Nigeria should switch back to a parliamentary form of government, according to Prof. Ango Abdullahi, the convener of the Northern Elders Forum (NEF), who also noted that the current presidential system of government has disastrously failed the nation.
Ango, a former Vice Chancellor of Ahmadu Bello University (ABU) in Zaria, said the presidential system of government in Nigeria kept recycling politicians from 1979 to date without adding any value to the development of the country in all indices.
He added that many “so-called presidential candidates or politicians” had been members of various political parties at one time.
“Under any indices you want to discuss the progress of Nigeria you find out that the country has not made that progress that you like to commend and attach to the system that it has used for the last 24 years,” Ango explained in an interview with Saturday Sun.
“I am not satisfied with the system that is being used now to bring up candidates for election and eventually candidature for elections translate into executive responsibilities from President down. The system has not served our interests very well. Particularly, I have criticized the mistake the country made by adopting the presidential system of government. And this is what we are struggling with now.
“We tried the parliamentary system for only five years. We disbanded it, or it was disbanded by some people without consulting Nigerians. Eventually we are forced, more or less forced, to say that we should go and borrow presidential system whether from France or from America.
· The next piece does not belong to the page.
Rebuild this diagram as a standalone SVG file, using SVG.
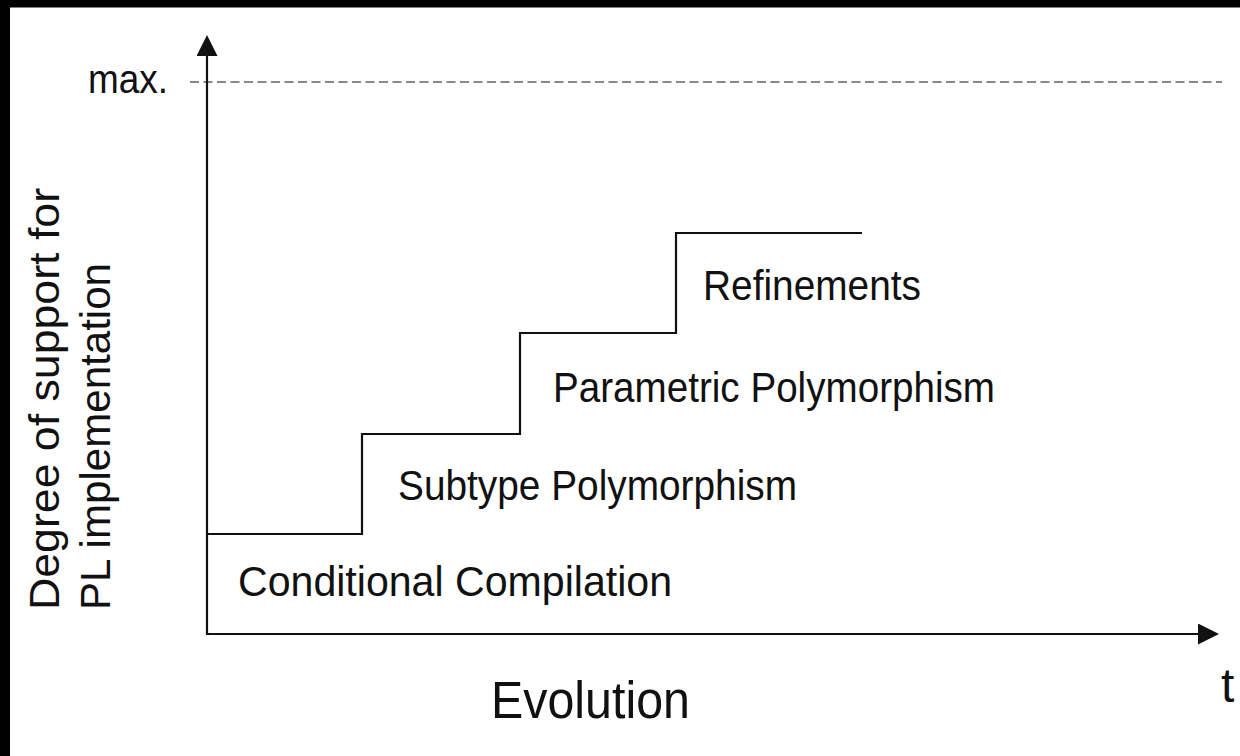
<svg xmlns="http://www.w3.org/2000/svg" width="1240" height="756" viewBox="0 0 1240 756">
  <style>
    .lbl { font-family: "Liberation Sans", Arial, sans-serif; fill: #111; }
    .ln { fill: none; stroke: #111; stroke-width: 2.2; }
  </style>
  <defs>
    <marker id="arr" markerUnits="userSpaceOnUse" markerWidth="22" markerHeight="22" refX="2" refY="10.5" orient="auto">
      <path d="M0,0 L21,10.5 L0,21 Z" fill="#111"/>
    </marker>
  </defs>
  <rect x="0" y="0" width="1240" height="756" fill="#fff"/>
  <rect x="0" y="0" width="1240" height="7.5" fill="#000"/>
  <rect x="0" y="0" width="10" height="756" fill="#000"/>

  <g id="connectors">
    <line x1="190" y1="82" x2="1222" y2="82" stroke="#888" stroke-width="2" stroke-dasharray="9 4.5"/>
    <line class="ln" x1="207" y1="635" x2="207" y2="54" marker-end="url(#arr)"/>
    <line class="ln" x1="206" y1="634" x2="1200" y2="634" marker-end="url(#arr)"/>
    <polyline class="ln" points="207,534 362,534 362,434 520,434 520,333 676,333 676,233 862,233"/>
  </g>

  <g id="max-label"><text class="lbl" x="88" y="93" font-size="40" textLength="80" lengthAdjust="spacingAndGlyphs">max.</text></g>
  <g id="y-axis-label">
    <text class="lbl" font-size="42" transform="translate(59,610) rotate(-90)" textLength="422" lengthAdjust="spacingAndGlyphs">Degree of support for</text>
    <text class="lbl" font-size="42" transform="translate(110,610) rotate(-90)" textLength="347" lengthAdjust="spacingAndGlyphs">PL implementation</text>
  </g>
  <g id="conditional-compilation"><text class="lbl" x="238" y="596" font-size="43" textLength="434" lengthAdjust="spacingAndGlyphs">Conditional Compilation</text></g>
  <g id="subtype-polymorphism"><text class="lbl" x="398" y="500" font-size="43" textLength="399" lengthAdjust="spacingAndGlyphs">Subtype Polymorphism</text></g>
  <g id="parametric-polymorphism"><text class="lbl" x="553" y="402" font-size="43" textLength="442" lengthAdjust="spacingAndGlyphs">Parametric Polymorphism</text></g>
  <g id="refinements"><text class="lbl" x="703" y="300" font-size="43" textLength="218" lengthAdjust="spacingAndGlyphs">Refinements</text></g>
  <g id="evolution"><text class="lbl" x="491" y="718" font-size="51" textLength="199" lengthAdjust="spacingAndGlyphs">Evolution</text></g>
  <g id="t-label"><text class="lbl" x="1221" y="702" font-size="48">t</text></g>
</svg>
“And that we have done since 1979, when President Shehu Shagari was elected under the system. And now for almost 24 or 25 years, we have been trying the presidential system of government and l wonder if those who criticised the parliamentary system have something to say whether it was worth our while to change from the parliamentary system.”
He added, “I am still an advocate that Nigeria still needs to re-examine itself politically, and we have to really, realistically, be honest and say, Have we succeeded with the presidential system that we borrowed from America or somewhere else that we have tried for 24 years vis-à-vis the parliamentary system, which we used for only five years, that our fathers have successfully used in really setting up the presidential system of government that we are asking for now?
“You people talk about restructuring and true federalism. We had it, but it was destroyed from 1966 on, and that’s where we are now. “So I want us to go back to the drawing board and have another look at what we were, where we are now, and where we want to go in the future,” he said.
Speaking on the presidential candidates and the manifestos they are selling to Nigerians, the elder statesman said there was really no difference among the candidates.
“There is no difference between the candidates in terms of really addressing the issues facing Nigeria.” They talk about the same thing. The ideas that will push Nigeria forward are not within the system in which they operate, and that’s why they keep pushing themselves. And if you look at many of the so-called candidates or politicians that are running around the country, many of them have been members of various political parties at one time.
“So if you take each and every one of them individually and examine their historical antecedents in terms of politics, he was in party A last year and is in party B right now.” Before you realise it, maybe next year he is in another party. So what in most cases they are chasing is to chase a targeted ambition of being elected either as president, as governor or as senator and so on rather than targeting an ideological position concerning the people of the country, meaning concerning the voter or the electorate.
“So this campaign, to me, is recycling a system that has failed for the last 24 years.”
On the view that a Northerner should not succeed President Muhammadu Buhari as Nigeria’s president, the former Vice Chancellor faulted that view insisting that Nigeria’s laws do not oppose such.
“There is no law that I know of that you can associate with the constitution of Nigeria as to whether I have a right to contest an election at any time or a right to vote at any time.” So all this talk about a northerner having just finished, a Nigerian having just finished, and another Nigerian, whether from the desert or from the lagoon, could come forward, If he is good material, everybody should vote for him.
“There is no law stopping me from contesting elections unless that law is, for example, in the constitution, which says that I cannot run for president beyond eight years continuously.” That one l know, but there is nowhere it says l cannot run for president because my brother, sibling – and l am talking here about blood brother – was president, or somebody coming from my village has become president before, or from my town or from my area. The legal system does not speak about that. “These are some of the problems we have in the country today.”